Imagine you have a special Gaussian profile in the resonator and you added a pin-hole in the resonator in order to get beam quality factor (M2 ) near to diffraction limited order.So, it is very important to know the effect of this circular aperture because in some cases it is not possible to pump all the Nd:YAG rod diameter.
The use of apertures in laser cavities to achieve TEM00 is not unusual (it is used in several types of CW lasers, including large frame Ar+ lasers) however in this case the aperture is not there to cut off the beam (which as noted will cause diffraction effects due to the 'top hat' function being convoluted with the Gaussian distribution function), but rather stops other modes in the cavity from lasing. A carefully positioned and correctly sized aperture will then force the laser to oscillate in TEM00 mode, so that your beam quality is improved. With careful placement of the aperture wrt the beam waist in the cavity (as set by the curvature of the mirrors) you should be able to still use most of the gain in the rod if this is positioned so that the intra-cavity beam at the rod position closely matches that of the diameter of the rod.
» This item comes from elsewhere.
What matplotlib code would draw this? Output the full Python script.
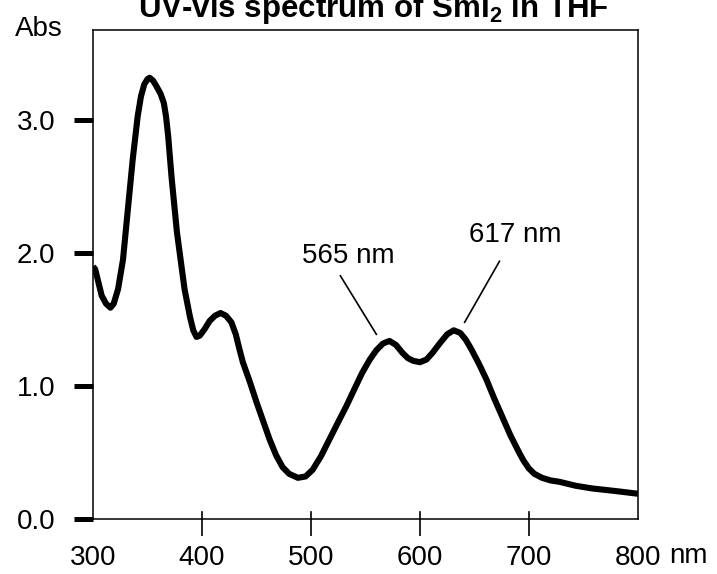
import matplotlib
matplotlib.use("Agg")
import matplotlib.pyplot as plt

plt.rcParams['font.family'] = ['Liberation Sans', 'DejaVu Sans']
plt.rcParams['mathtext.fontset'] = 'custom'
plt.rcParams['mathtext.rm'] = 'Liberation Sans'
plt.rcParams['mathtext.bf'] = 'Liberation Sans:bold'

# spectrum (wavelength in nm, absorbance)
wavelength = [300, 302, 305, 308, 312, 316, 319, 323, 327.5, 332, 336.5, 341, 344, 347, 350,
              352, 355, 358, 362, 365, 367, 369, 372, 377, 384, 389, 392, 395, 398, 402.5,
              407, 412, 417, 422, 427, 431, 434, 437.5, 444, 450, 456, 462, 468, 474, 480,
              488, 495, 501.5, 509, 517, 525, 532.5, 540, 547, 554, 560, 566, 572, 578, 584,
              589, 594, 600, 606, 611.5, 618, 625, 631, 637, 642, 647, 654, 661, 668, 675.5,
              683, 691, 695, 700, 705, 712, 720, 728, 743, 758, 780, 800]
absorbance = [1.90, 1.88, 1.78, 1.68, 1.62, 1.59, 1.62, 1.73, 1.95, 2.33, 2.71, 3.03, 3.18,
              3.27, 3.31, 3.32, 3.30, 3.26, 3.20, 3.13, 3.03, 2.88, 2.58, 2.16, 1.73, 1.52,
              1.42, 1.37, 1.38, 1.43, 1.49, 1.53, 1.55, 1.53, 1.48, 1.39, 1.29, 1.18, 1.03,
              0.88, 0.74, 0.60, 0.48, 0.39, 0.34, 0.31, 0.32, 0.37, 0.47, 0.60, 0.73, 0.85,
              0.98, 1.10, 1.20, 1.27, 1.32, 1.34, 1.31, 1.25, 1.21, 1.19, 1.18, 1.20, 1.25,
              1.32, 1.39, 1.42, 1.40, 1.35, 1.28, 1.17, 1.05, 0.91, 0.77, 0.63, 0.50, 0.44,
              0.38, 0.34, 0.31, 0.29, 0.28, 0.25, 0.23, 0.21, 0.19]

x_ticks = [300, 400, 500, 600, 700, 800]
y_ticks = [0.0, 1.0, 2.0, 3.0]
y_ticklabels = ['0.0', '1.0', '2.0', '3.0']

# peak labels: text, text position, leader line start, leader line end
peak_labels = ['565 nm', '617 nm']
label_pos = [(534, 1.98), (687, 2.14)]
leader_start = [(527, 1.83), (673, 1.94)]
leader_end = [(560, 1.39), (641, 1.48)]

fig = plt.figure(figsize=(7.17, 5.74), dpi=100)
ax = fig.add_axes([0.1297, 0.0958, 0.76, 0.852])

ax.plot(wavelength, absorbance, color='black', lw=4.4,
        solid_joinstyle='round', solid_capstyle='butt')

for lab, p, s, e in zip(peak_labels, label_pos, leader_start, leader_end):
    ax.text(p[0], p[1], lab, fontsize=20, ha='center', va='center')
    ax.plot([s[0], e[0]], [s[1], e[1]], color='black', lw=1.2)

ax.set_xlim(300, 800)
ax.set_ylim(0, 3.68)

ax.set_xticks(x_ticks)
ax.set_xticklabels([str(t) for t in x_ticks], fontsize=20)
ax.set_yticks(y_ticks)
ax.set_yticklabels(y_ticklabels, fontsize=20)

ax.tick_params(axis='x', direction='out', length=12, width=1.2, pad=7)
ax.tick_params(axis='y', direction='out', length=14, width=3.6, pad=13)
xt = ax.xaxis.get_major_ticks()
xt[0].tick1line.set_visible(False)
xt[-1].tick1line.set_visible(False)
# little inward part of the x ticks
for t in x_ticks[1:-1]:
    ax.plot([t, t], [0, 0.05], color='black', lw=1.2, clip_on=False)

for sp in ax.spines.values():
    sp.set_linewidth(1.1)

fig.text(15 / 717, 1 - 29 / 574, 'Abs', fontsize=20, ha='left', va='center')
fig.text(669 / 717, 1 - 556 / 574, 'nm', fontsize=20, ha='left', va='center')
fig.text(373 / 717, 1 - 17 / 574, r'UV-vis spectrum of SmI$_\mathbf{2}$ in THF',
         fontsize=22.5, fontweight='bold', ha='center', va='baseline')

fig.savefig('out.png', dpi=100)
There is a very short discussion about this case in Hodgson, Weber - Laser resonators and beam propagation (p. 259):
" For instance, if we decrease the aperture radius so that is becomes smaller than the fundamental mode beam radius, the angle of divergence will increase resulting in an increased power fraction hitting the aperture after each round trip. The intensity distribution at the mirrors is no longer Gaussian and the beam propagation inside the resonator does not follow the Gaussian beam propagation rules."
Later they provide a field integral equation for a general circular case (5.73).
On a finger level it is quite obvious - you'll have a diffraction on an aperture what will ruin your Gaussian beam to a certain degree. How bad? It is a relative matter, like your pump ability to compensate increased losses.